[Directions]:
Lines from the one containing "Reproduce this chart with Observable Plot." to the one containing "const data = years.map((year, i)", both lines included, are to be extracted exactly from the data below; pictures are excluded.

[Provided information]:
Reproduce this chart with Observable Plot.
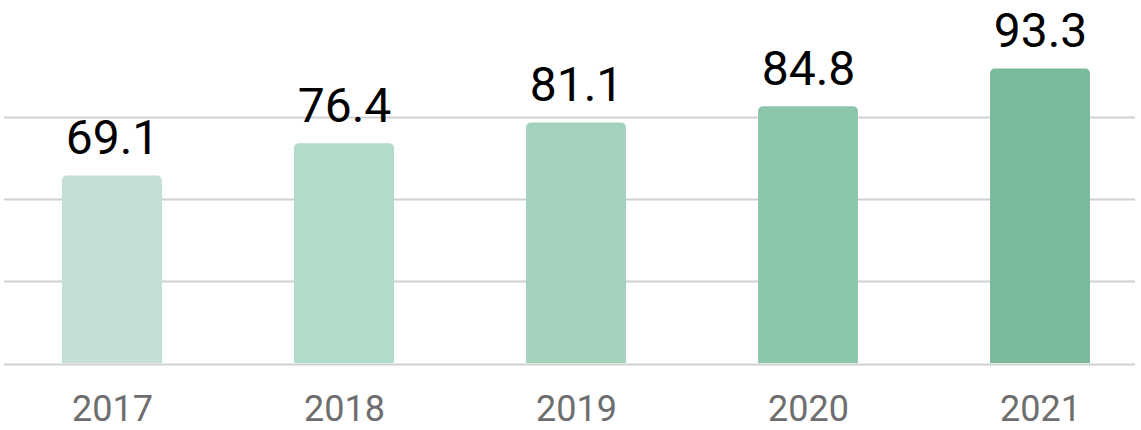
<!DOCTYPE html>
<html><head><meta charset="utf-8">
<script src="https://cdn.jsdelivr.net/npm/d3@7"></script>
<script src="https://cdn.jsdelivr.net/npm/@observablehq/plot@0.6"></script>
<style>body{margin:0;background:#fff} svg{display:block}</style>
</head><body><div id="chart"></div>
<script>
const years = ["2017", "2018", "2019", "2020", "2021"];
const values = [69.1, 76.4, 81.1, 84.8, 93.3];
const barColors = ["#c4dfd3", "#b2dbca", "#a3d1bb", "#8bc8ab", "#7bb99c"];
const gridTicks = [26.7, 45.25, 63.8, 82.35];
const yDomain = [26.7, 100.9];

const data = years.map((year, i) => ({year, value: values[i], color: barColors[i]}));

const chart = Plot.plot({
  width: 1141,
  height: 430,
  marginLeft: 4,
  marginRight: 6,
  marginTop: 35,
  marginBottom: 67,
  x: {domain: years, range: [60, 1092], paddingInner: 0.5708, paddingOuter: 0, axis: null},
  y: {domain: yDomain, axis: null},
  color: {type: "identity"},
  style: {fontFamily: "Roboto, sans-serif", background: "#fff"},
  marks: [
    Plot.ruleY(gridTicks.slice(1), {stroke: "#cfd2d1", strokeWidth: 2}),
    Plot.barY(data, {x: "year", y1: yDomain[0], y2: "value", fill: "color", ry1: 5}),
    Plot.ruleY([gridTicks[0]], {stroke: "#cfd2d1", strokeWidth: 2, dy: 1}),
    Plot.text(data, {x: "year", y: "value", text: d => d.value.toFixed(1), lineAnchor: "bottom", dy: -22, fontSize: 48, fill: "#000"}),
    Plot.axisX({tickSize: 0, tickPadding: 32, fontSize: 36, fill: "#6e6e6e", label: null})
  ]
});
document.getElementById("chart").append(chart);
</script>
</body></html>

...

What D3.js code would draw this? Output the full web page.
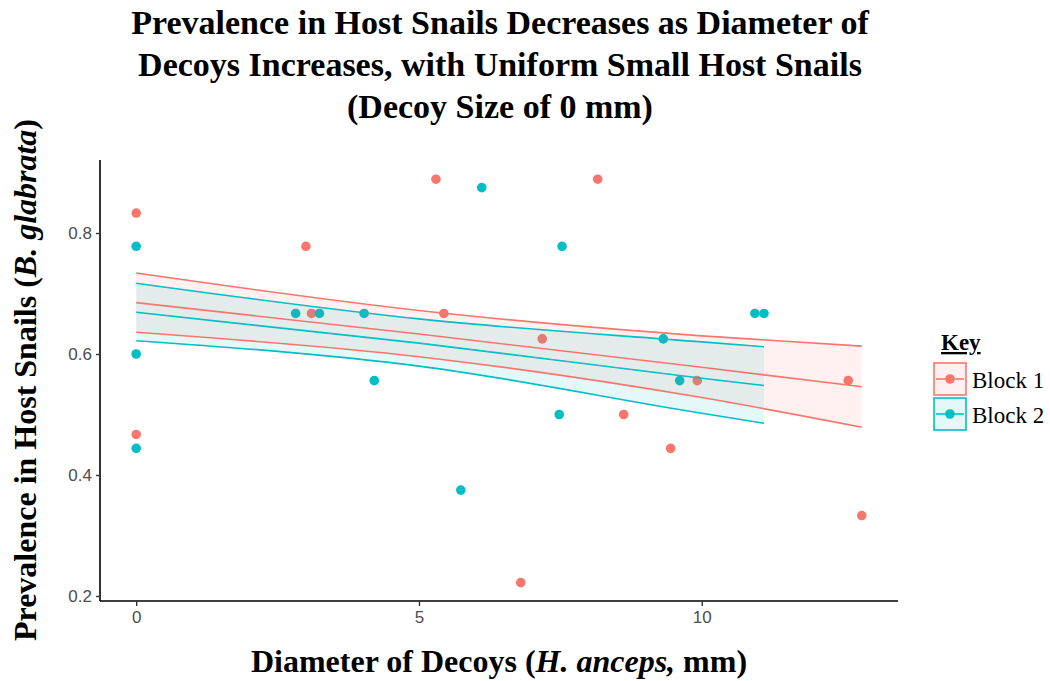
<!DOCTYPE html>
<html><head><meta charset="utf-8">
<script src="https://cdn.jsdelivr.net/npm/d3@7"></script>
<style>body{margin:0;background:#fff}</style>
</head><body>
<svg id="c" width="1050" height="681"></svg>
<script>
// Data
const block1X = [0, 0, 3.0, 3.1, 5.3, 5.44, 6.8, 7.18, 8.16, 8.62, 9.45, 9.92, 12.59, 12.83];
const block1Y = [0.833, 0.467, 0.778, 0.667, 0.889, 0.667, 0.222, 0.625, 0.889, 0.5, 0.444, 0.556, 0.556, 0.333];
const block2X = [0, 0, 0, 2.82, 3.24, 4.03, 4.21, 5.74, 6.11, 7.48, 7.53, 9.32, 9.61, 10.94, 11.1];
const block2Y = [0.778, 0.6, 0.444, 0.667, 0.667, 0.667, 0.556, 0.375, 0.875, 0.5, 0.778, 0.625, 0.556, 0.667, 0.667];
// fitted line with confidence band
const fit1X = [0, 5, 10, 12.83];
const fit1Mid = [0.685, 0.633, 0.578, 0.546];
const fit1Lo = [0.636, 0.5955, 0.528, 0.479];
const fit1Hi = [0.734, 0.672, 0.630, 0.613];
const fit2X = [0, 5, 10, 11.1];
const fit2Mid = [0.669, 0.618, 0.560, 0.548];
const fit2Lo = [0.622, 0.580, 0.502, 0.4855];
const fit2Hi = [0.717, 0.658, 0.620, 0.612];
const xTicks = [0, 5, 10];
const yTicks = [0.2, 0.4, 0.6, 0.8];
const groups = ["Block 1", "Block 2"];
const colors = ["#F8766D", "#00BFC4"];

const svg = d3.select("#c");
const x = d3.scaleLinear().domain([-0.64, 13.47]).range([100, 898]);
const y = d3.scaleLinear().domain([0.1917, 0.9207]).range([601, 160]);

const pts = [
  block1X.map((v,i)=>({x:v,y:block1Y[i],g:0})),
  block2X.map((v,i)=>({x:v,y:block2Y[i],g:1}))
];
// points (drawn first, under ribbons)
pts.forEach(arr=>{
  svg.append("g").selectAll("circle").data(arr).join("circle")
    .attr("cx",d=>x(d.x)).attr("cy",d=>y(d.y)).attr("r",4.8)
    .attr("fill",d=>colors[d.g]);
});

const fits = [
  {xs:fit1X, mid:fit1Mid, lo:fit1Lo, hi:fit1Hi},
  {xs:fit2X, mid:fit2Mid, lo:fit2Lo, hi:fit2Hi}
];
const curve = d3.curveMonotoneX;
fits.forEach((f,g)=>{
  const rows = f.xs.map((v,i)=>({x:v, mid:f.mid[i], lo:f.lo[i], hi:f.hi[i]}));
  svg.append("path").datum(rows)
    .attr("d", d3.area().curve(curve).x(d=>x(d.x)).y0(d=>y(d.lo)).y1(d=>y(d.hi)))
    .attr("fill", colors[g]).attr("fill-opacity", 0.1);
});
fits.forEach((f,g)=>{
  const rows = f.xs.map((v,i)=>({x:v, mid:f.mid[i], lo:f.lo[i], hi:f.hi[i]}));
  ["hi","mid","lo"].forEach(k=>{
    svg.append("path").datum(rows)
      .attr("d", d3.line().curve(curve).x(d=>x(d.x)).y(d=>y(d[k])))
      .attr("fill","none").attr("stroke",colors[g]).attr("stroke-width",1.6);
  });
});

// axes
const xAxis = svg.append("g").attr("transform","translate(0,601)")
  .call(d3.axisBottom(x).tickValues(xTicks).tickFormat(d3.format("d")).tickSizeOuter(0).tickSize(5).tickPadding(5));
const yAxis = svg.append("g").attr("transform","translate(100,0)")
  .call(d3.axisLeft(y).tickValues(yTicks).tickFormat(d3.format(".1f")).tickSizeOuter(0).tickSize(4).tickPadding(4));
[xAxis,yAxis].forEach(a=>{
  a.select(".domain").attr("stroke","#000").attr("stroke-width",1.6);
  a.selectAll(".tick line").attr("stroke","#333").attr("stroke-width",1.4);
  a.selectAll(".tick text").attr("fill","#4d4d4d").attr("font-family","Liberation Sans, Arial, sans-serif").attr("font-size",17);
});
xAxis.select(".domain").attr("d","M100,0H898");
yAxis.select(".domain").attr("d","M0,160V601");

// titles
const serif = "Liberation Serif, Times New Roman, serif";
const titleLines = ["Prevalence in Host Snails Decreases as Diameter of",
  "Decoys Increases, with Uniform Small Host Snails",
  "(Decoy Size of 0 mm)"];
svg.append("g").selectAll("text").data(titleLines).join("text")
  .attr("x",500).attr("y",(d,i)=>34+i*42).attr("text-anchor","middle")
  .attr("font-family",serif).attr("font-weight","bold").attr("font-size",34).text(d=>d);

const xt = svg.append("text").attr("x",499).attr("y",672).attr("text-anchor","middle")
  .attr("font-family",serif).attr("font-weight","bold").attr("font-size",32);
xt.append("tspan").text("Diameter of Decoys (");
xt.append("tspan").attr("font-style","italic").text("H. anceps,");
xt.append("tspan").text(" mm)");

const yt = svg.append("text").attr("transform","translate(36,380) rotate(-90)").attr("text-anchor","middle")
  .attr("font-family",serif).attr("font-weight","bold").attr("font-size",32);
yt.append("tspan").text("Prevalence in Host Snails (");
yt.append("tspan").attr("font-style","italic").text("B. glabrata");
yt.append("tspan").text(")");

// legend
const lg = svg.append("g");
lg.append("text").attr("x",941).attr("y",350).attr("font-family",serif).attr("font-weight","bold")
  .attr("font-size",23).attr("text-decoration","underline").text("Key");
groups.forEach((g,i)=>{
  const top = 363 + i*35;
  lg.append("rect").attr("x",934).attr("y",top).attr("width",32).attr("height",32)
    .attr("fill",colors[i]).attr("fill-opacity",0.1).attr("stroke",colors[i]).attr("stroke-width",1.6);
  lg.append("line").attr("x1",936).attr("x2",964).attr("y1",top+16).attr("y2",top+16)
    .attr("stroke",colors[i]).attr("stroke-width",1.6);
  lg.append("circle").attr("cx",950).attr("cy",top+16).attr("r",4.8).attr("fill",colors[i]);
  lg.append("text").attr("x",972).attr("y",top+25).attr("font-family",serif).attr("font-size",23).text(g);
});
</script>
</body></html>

[Expected output]:
Reproduce this chart with Observable Plot.
<!DOCTYPE html>
<html><head><meta charset="utf-8">
<script src="https://cdn.jsdelivr.net/npm/d3@7"></script>
<script src="https://cdn.jsdelivr.net/npm/@observablehq/plot@0.6"></script>
<style>body{margin:0;background:#fff} svg{display:block}</style>
</head><body><div id="chart"></div>
<script>
const years = ["2017", "2018", "2019", "2020", "2021"];
const values = [69.1, 76.4, 81.1, 84.8, 93.3];
const barColors = ["#c4dfd3", "#b2dbca", "#a3d1bb", "#8bc8ab", "#7bb99c"];
const gridTicks = [26.7, 45.25, 63.8, 82.35];
const yDomain = [26.7, 100.9];

const data = years.map((year, i) => ({year, value: values[i], color: barColors[i]}));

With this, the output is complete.